I have several arrays, like:
var arr1 = new[] { "A", "B", "C", "D" };
var arr2 = new[] { "A", "D" };
var arr3 = new[] { "A", "B", };
var arr4 = new[] { "C", "D" };
var arr5 = new[] { "B", "C", "D" };
var arr6 = new[] { "B", "A", };
... etc.
How can I get most common combination of elements in all of those arrays?
In this case it is A and B, because they occur in arr1, arr3 and arr6, and C and D, because they occur in arrays arr1, arr4 and arr5.
Just to mention that elements can be in any kind of collection, ie. in ArrayLists also.
UPDATE uuhhh, I was not clear enough...... Most common combinations of two elements in an array.

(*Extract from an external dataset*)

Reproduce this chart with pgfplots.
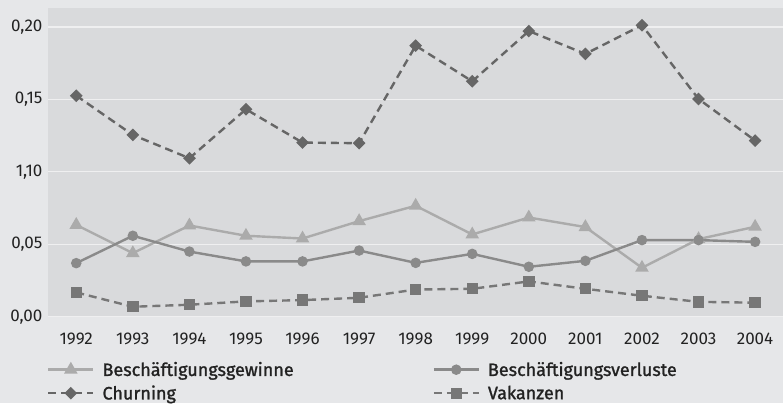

That's what I tried to show in example, but did not mention in my question.
Sorry
:-((

If you are sure that each item appears only once in each array, you could just concatenate them together and get the counts, for example:
var arrs = new[] { arr1, arr2, arr3, arr4, arr5, arr6 };
var intermediate = arrs.SelectMany(a => a)
.GroupBy(x => x)
.Select(g => new { g.Key, Count = g.Count() })
.OrderByDescending(x => x.Count);
var maxCount = intermediate.First().Count;
var results = intermediate.TakeWhile(x => x.Count == maxCount);
Or if you prefer query syntax, that would be:
var arrs = new[] { arr1, arr2, arr3, arr4, arr5, arr6 };
var intermediate =
from a in arrs.SelectMany(a => a)
group a by a into g
orderby g.Count() descending
select new { g.Key, Count = g.Count() };
var maxCount = intermediate.First().Count;
var results = intermediate.TakeWhile(x => x.Count == maxCount);
The result set will contain 3 items:
Key, Count
"A", 4
"B", 4
"D", 4
Update
Given your updated question, something like this should work:
var items = arrs.SelectMany(a => a).Distinct();
var pairs =
from a in items
from b in items
where a.CompareTo(b) < 0
select new { a, b };
var results =
(from arr in arrs
from p in pairs
where arr.Contains(p.a) && arr.Contains(p.b)
group arr by p into g
orderby g.Count() descending
select g.Key)
.First();
The logic here is:
First find all distinct items in any array
Then find every pair of items to search for
Get of every pair, grouped by a list of what arrays contain that pair
Order by the groups by the number of arrays that contain each pair, descending
Return the first pair

use a Dictionary which will store an element as an index, and the occurrence count as a value. Iterate each list and count the occurrences.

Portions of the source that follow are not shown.